You know, I can never really switch my inner theologian and queer theorist off. Oz was a lot of fun – solid acting, great visuals and a character driven plot. But I also wanted to comment on three aspects of the plot that I thought were theologically or existentially significant. As I commented to those I saw it with: “There were three major ideological points, and the movie got it half-right at most.”

It seems to me that three “big ideas” drive the plot:

1. Non-violent resistance is finally effective. Except for one questionable or ambiguous action by Glenda the Good Witch, I was so happy to see that creativity and goodness were deployed non-violently in this movie, for a positive outcome! Of course, non-violence might have been easier in the movie than in real life, because it was deployed against clearly visible and limited oppressors rather than faceless systems or powers; however, I have difficulty expressing how remarkable it was to see non-violence enacted. I didn’t even notice it until the movie was half-over, and then I waited with bated breath to see if it would be carried through to the end! (It was.)

2. Love stabilizes the universe. As a Christian, I’m gonna be perfectly OK with this one on some level! Nevertheless, this is the point that is only half-right. First, love or goodness has no transcendent referent within the film: goodness or love is assumed as a stable good, but the language used localizes it within the human heart or in human relationships. I didn’t see any indications that love is a magical force, which is typical of Disney fantasy. Second, romantic love–of a specific and hetero-normative sort–does not stabilize the universe. Society as we currently configure it, maybe, but not the universe.

3. Technology will save us. Dark magic (superstition?) was the force that kept Oz under control, but technology and slight-of-hand saved the day in the end. I’m all for the idea that people can resist the “dark magic” of fear in their lives by exercising their creativity in surprising ways. The problem is that in the film, technology, as a cipher for human empowerment, seems to be the only thing that sustains belief, which is the all-important thing. Belief in something larger than oneself seems to be the point, but the content doesn’t really matter. For all the film’s talk of Oz as “a different kind of wizard,” he purposely allows the illusion of his presence to sustain the people’s belief. He (and a select inner circle) know that they are perpetuating an allegedly benevolent fraud by means of technology.
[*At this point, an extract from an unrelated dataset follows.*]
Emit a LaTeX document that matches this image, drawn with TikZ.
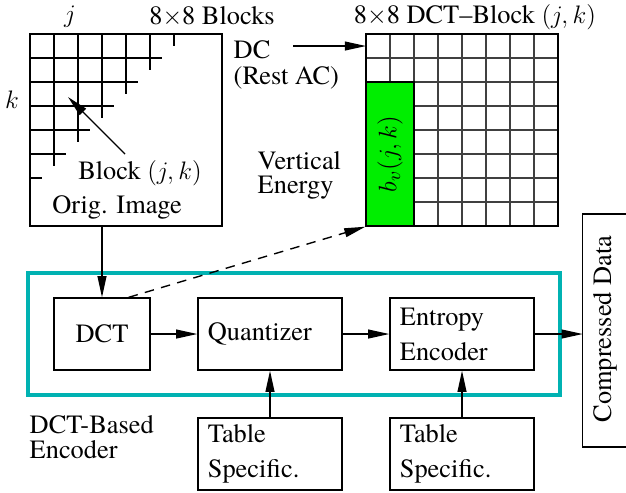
\documentclass[tikz,border=0pt]{standalone}
\usepackage{fontspec}
\setmainfont{texgyretermes}[Extension=.otf,UprightFont=*-regular,ItalicFont=*-italic,BoldFont=*-bold,BoldItalicFont=*-bolditalic,Ligatures=TeX]
\usetikzlibrary{arrows.meta}
\definecolor{encteal}{RGB}{0,178,178}
\definecolor{vgreen}{RGB}{0,238,0}
\tikzset{
	box/.style={draw,line width=.65pt,inner sep=0pt,minimum height=1.2cm},
	stage/.style={box,minimum width=2.4cm,text width=2.07cm,align=left},
	txt/.style={inner sep=0pt,align=left},
	lab/.style={inner sep=0pt},
}
\begin{document}
\begin{tikzpicture}[x=.4cm,y=.4cm,>={Triangle[length=10pt,width=4.2pt]},line width=.65pt,font=\fontsize{12.5}{13}\selectfont]
	\useasboundingbox (-1.25,1.417) rectangle (24.833,-19.083);
	% original image and its 8x8 blocks
	\node[box,minimum size=3.2cm] (img) at (4,-4) {};
	\draw (1,0)--(1,-5.5);
	\draw (2,0)--(2,-4.5);
	\draw (3,0)--(3,-3.5);
	\draw (4,0)--(4,-2.5);
	\draw (5,0)--(5,-1.5);
	\draw (6,0)--(6,-.5);
	\draw (0,-1)--(5.5,-1);
	\draw (0,-2)--(4.5,-2);
	\draw (0,-3)--(3.5,-3);
	\draw (0,-4)--(2.5,-4);
	\draw (0,-5)--(1.5,-5);
	\draw (0,-6)--(.5,-6);
	\node[lab] (j) at (1.667,.72) {$j$};
	\node[lab] (k) at (-.75,-2.75) {$k$};
	\node[lab] (blocks) at (7.583,.72) {8$\times$8 Blocks};
	\node[lab] (blklab) at (4.583,-5.79) {Block $(j,k)$};
	\node[lab] (imglab) at (3.625,-7.21) {Orig. Image};
	\coordinate (blkfrom) at (3.958,-5);
	\coordinate (blkto) at (1.583,-2.625);
	\draw[->] (blkfrom)--(blkto);
	% the DCT block
	\draw[black!75,step=1] (14,0) grid (22,-8);
	\filldraw[fill=vgreen] (14,-2) rectangle (16,-8);
	\node[box,minimum size=3.2cm] (dctblk) at (18,-4) {};
	\node[lab,rotate=90] (bv) at (15,-5) {$b_v(j,k)$};
	\node[lab] (dcttitle) at (18.54,.72) {8$\times$8 DCT--Block $(j,k)$};
	\node[txt,anchor=west,font=\fontsize{12.5}{12.3}\selectfont] (dc) at (8.46,-1.27) {DC\\(Rest AC)};
	\coordinate (dcfrom) at (10.96,-.5);
	\coordinate (dcto) at (14,-.5);
	\draw[->] (dcfrom)--(dcto);
	\node[txt,anchor=west,font=\fontsize{12.5}{11.5}\selectfont] (venergy) at (9.46,-5.875) {Vertical\\Energy};
	% encoder
	\node[draw=encteal,line width=2pt,minimum width=8.867cm,minimum height=2.033cm] (enc) at (11,-12.5) {};
	\node[box,minimum width=1.6cm] (dct) at (3,-12.5) {DCT};
	\node[stage] (quant) at (10,-12.5) {Quantizer};
	\node[stage,font=\fontsize{12.5}{16.5}\selectfont] (entropy) at (18,-12.5) {Entropy\\Encoder};
	\node[stage,font=\fontsize{12.5}{16.5}\selectfont] (qtab) at (10,-17.5) {Table\\Specific.};
	\node[stage,font=\fontsize{12.5}{16.5}\selectfont] (etab) at (18,-17.5) {Table\\Specific.};
	\node[txt,anchor=west,font=\fontsize{12.5}{12}\selectfont] (enclab) at (-.04,-16.8) {DCT-Based\\Encoder};
	\draw (24.833,-7.5) -| (23.03,-17.2) -- (24.833,-17.2);
	\coordinate (cin) at (23.03,-12.5);
	\node[lab,rotate=90] (cdata) at (23.96,-12.29) {Compressed Data};
	\draw[->] (img.south -| dct.north)--(dct.north);
	\draw[->,dash pattern=on 4.5pt off 3.5pt] (dct.54)--(dctblk.south west);
	\draw[->] (dct)--(quant);
	\draw[->] (quant)--(entropy);
	\draw[->] (entropy)--(cin);
	\draw[->] (qtab)--(quant);
	\draw[->] (etab)--(entropy);
\end{tikzpicture}
\end{document}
Oz, the Great and Powerful respects the deep impact that The Wizard of Oz has had in our culture, and I enjoyed the film very much indeed. I just wish that films such as this would not be consumed uncritically, especially since it seems to be targeted for a broad audience. I’m sure I’ve only scratched the surface of a much deeper analysis, but perhaps if you see the film, you too can reflect on what it tries to tell our culture about who we are amidst all the glamourous special effects and gentle humour.